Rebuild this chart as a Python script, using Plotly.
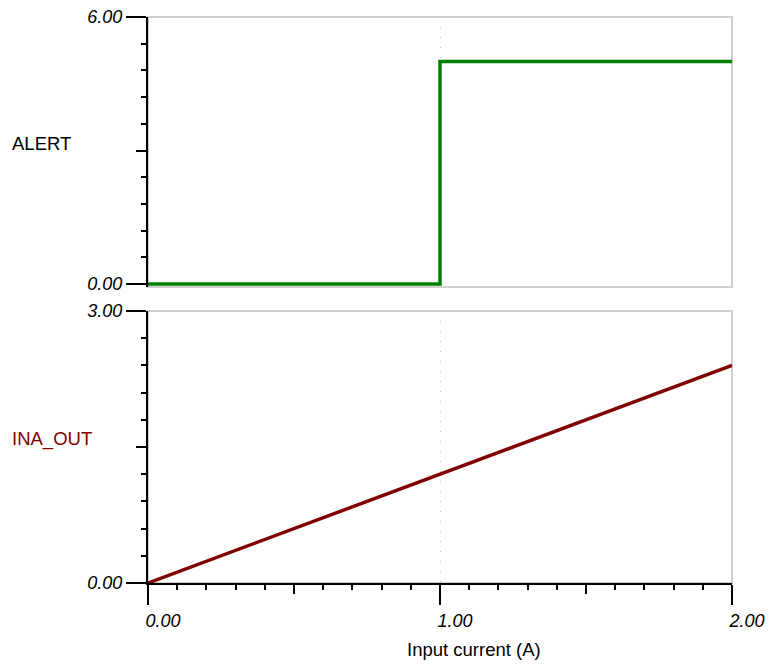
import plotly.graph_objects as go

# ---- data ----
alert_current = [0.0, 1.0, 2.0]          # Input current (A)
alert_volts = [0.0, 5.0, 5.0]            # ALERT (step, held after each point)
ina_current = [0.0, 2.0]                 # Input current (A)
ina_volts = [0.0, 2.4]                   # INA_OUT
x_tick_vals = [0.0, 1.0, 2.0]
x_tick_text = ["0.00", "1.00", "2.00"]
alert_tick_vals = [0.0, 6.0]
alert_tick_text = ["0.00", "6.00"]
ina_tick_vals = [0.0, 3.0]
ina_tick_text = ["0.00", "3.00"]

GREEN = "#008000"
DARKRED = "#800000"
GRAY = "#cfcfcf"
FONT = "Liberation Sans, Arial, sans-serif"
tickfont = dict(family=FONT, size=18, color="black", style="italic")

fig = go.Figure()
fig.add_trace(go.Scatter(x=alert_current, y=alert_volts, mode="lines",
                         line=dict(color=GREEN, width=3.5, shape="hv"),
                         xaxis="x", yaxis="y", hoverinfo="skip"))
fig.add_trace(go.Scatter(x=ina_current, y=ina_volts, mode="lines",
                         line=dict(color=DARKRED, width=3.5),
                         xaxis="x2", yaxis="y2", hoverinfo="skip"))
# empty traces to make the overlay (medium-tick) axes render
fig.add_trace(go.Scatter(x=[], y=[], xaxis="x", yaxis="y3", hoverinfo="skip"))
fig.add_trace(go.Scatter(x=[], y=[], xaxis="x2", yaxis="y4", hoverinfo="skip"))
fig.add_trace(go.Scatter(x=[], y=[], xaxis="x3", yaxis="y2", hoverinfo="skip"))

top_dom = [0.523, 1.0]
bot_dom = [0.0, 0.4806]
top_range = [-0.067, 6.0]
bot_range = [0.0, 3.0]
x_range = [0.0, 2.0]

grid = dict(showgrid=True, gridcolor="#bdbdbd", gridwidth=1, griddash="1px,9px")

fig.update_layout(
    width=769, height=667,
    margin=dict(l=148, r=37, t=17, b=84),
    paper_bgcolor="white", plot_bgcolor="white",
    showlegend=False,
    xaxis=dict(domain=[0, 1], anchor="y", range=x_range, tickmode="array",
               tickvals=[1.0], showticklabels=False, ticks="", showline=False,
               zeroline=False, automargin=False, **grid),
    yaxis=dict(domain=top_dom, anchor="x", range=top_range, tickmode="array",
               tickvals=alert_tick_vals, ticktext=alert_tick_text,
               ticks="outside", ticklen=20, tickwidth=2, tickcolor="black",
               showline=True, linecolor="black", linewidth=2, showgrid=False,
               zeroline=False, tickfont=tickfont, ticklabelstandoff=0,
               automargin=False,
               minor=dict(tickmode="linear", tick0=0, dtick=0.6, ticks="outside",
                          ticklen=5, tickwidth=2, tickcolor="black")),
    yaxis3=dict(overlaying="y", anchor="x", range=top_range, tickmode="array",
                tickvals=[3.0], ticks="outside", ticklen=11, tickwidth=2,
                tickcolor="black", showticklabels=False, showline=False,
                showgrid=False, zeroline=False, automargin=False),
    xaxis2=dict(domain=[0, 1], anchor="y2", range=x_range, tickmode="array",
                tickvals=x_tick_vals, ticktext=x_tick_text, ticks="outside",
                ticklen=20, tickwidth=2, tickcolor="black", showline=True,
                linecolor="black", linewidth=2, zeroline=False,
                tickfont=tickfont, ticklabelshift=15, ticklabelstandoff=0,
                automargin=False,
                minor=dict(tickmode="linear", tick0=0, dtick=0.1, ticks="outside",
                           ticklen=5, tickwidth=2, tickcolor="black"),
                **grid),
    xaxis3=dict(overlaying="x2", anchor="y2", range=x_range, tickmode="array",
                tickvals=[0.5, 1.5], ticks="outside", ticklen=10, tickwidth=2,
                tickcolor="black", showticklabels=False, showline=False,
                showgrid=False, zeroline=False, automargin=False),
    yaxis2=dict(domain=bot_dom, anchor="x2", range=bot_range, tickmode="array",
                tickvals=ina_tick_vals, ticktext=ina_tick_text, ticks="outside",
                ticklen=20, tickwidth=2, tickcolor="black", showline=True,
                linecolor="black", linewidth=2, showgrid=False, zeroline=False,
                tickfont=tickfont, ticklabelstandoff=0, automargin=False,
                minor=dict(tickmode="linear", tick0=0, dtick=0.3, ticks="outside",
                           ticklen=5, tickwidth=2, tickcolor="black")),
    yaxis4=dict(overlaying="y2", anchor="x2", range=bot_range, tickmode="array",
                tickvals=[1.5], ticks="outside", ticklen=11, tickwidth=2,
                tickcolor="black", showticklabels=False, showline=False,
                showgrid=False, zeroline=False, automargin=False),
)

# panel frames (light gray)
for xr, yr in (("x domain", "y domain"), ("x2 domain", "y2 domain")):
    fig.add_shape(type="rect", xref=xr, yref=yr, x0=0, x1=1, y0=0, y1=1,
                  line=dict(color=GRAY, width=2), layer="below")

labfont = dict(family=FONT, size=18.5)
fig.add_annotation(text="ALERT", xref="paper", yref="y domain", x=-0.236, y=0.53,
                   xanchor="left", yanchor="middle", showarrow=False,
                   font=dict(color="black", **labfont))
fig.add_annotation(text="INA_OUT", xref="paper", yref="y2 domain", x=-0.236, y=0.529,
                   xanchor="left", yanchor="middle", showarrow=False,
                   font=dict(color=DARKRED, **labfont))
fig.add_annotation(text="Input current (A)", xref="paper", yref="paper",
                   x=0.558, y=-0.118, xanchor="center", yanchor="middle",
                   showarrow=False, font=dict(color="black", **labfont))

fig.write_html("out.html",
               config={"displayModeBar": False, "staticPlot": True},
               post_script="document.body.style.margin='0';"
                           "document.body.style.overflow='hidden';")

- **What is expected**
Go through the listing above and write it all out exactly, leaving out any picture.

- **Result of this task**
Rebuild this chart as a Python script, using Plotly.
import plotly.graph_objects as go

# ---- data ----
alert_current = [0.0, 1.0, 2.0]          # Input current (A)
alert_volts = [0.0, 5.0, 5.0]            # ALERT (step, held after each point)
ina_current = [0.0, 2.0]                 # Input current (A)
ina_volts = [0.0, 2.4]                   # INA_OUT
x_tick_vals = [0.0, 1.0, 2.0]
x_tick_text = ["0.00", "1.00", "2.00"]
alert_tick_vals = [0.0, 6.0]
alert_tick_text = ["0.00", "6.00"]
ina_tick_vals = [0.0, 3.0]
ina_tick_text = ["0.00", "3.00"]

GREEN = "#008000"
DARKRED = "#800000"
GRAY = "#cfcfcf"
FONT = "Liberation Sans, Arial, sans-serif"
tickfont = dict(family=FONT, size=18, color="black", style="italic")

fig = go.Figure()
fig.add_trace(go.Scatter(x=alert_current, y=alert_volts, mode="lines",
                         line=dict(color=GREEN, width=3.5, shape="hv"),
                         xaxis="x", yaxis="y", hoverinfo="skip"))
fig.add_trace(go.Scatter(x=ina_current, y=ina_volts, mode="lines",
                         line=dict(color=DARKRED, width=3.5),
                         xaxis="x2", yaxis="y2", hoverinfo="skip"))
# empty traces to make the overlay (medium-tick) axes render
fig.add_trace(go.Scatter(x=[], y=[], xaxis="x", yaxis="y3", hoverinfo="skip"))
fig.add_trace(go.Scatter(x=[], y=[], xaxis="x2", yaxis="y4", hoverinfo="skip"))
fig.add_trace(go.Scatter(x=[], y=[], xaxis="x3", yaxis="y2", hoverinfo="skip"))

top_dom = [0.523, 1.0]
bot_dom = [0.0, 0.4806]
top_range = [-0.067, 6.0]
bot_range = [0.0, 3.0]
x_range = [0.0, 2.0]

grid = dict(showgrid=True, gridcolor="#bdbdbd", gridwidth=1, griddash="1px,9px")

fig.update_layout(
    width=769, height=667,
    margin=dict(l=148, r=37, t=17, b=84),
    paper_bgcolor="white", plot_bgcolor="white",
    showlegend=False,
    xaxis=dict(domain=[0, 1], anchor="y", range=x_range, tickmode="array",
               tickvals=[1.0], showticklabels=False, ticks="", showline=False,
               zeroline=False, automargin=False, **grid),
    yaxis=dict(domain=top_dom, anchor="x", range=top_range, tickmode="array",
               tickvals=alert_tick_vals, ticktext=alert_tick_text,
               ticks="outside", ticklen=20, tickwidth=2, tickcolor="black",
               showline=True, linecolor="black", linewidth=2, showgrid=False,
               zeroline=False, tickfont=tickfont, ticklabelstandoff=0,
               automargin=False,
               minor=dict(tickmode="linear", tick0=0, dtick=0.6, ticks="outside",
                          ticklen=5, tickwidth=2, tickcolor="black")),
    yaxis3=dict(overlaying="y", anchor="x", range=top_range, tickmode="array",
                tickvals=[3.0], ticks="outside", ticklen=11, tickwidth=2,
                tickcolor="black", showticklabels=False, showline=False,
                showgrid=False, zeroline=False, automargin=False),
    xaxis2=dict(domain=[0, 1], anchor="y2", range=x_range, tickmode="array",
                tickvals=x_tick_vals, ticktext=x_tick_text, ticks="outside",
                ticklen=20, tickwidth=2, tickcolor="black", showline=True,
                linecolor="black", linewidth=2, zeroline=False,
                tickfont=tickfont, ticklabelshift=15, ticklabelstandoff=0,
                automargin=False,
                minor=dict(tickmode="linear", tick0=0, dtick=0.1, ticks="outside",
                           ticklen=5, tickwidth=2, tickcolor="black"),
                **grid),
    xaxis3=dict(overlaying="x2", anchor="y2", range=x_range, tickmode="array",
                tickvals=[0.5, 1.5], ticks="outside", ticklen=10, tickwidth=2,
                tickcolor="black", showticklabels=False, showline=False,
                showgrid=False, zeroline=False, automargin=False),
    yaxis2=dict(domain=bot_dom, anchor="x2", range=bot_range, tickmode="array",
                tickvals=ina_tick_vals, ticktext=ina_tick_text, ticks="outside",
                ticklen=20, tickwidth=2, tickcolor="black", showline=True,
                linecolor="black", linewidth=2, showgrid=False, zeroline=False,
                tickfont=tickfont, ticklabelstandoff=0, automargin=False,
                minor=dict(tickmode="linear", tick0=0, dtick=0.3, ticks="outside",
                           ticklen=5, tickwidth=2, tickcolor="black")),
    yaxis4=dict(overlaying="y2", anchor="x2", range=bot_range, tickmode="array",
                tickvals=[1.5], ticks="outside", ticklen=11, tickwidth=2,
                tickcolor="black", showticklabels=False, showline=False,
                showgrid=False, zeroline=False, automargin=False),
)

# panel frames (light gray)
for xr, yr in (("x domain", "y domain"), ("x2 domain", "y2 domain")):
    fig.add_shape(type="rect", xref=xr, yref=yr, x0=0, x1=1, y0=0, y1=1,
                  line=dict(color=GRAY, width=2), layer="below")

labfont = dict(family=FONT, size=18.5)
fig.add_annotation(text="ALERT", xref="paper", yref="y domain", x=-0.236, y=0.53,
                   xanchor="left", yanchor="middle", showarrow=False,
                   font=dict(color="black", **labfont))
fig.add_annotation(text="INA_OUT", xref="paper", yref="y2 domain", x=-0.236, y=0.529,
                   xanchor="left", yanchor="middle", showarrow=False,
                   font=dict(color=DARKRED, **labfont))
fig.add_annotation(text="Input current (A)", xref="paper", yref="paper",
                   x=0.558, y=-0.118, xanchor="center", yanchor="middle",
                   showarrow=False, font=dict(color="black", **labfont))

fig.write_html("out.html",
               config={"displayModeBar": False, "staticPlot": True},
               post_script="document.body.style.margin='0';"
                           "document.body.style.overflow='hidden';")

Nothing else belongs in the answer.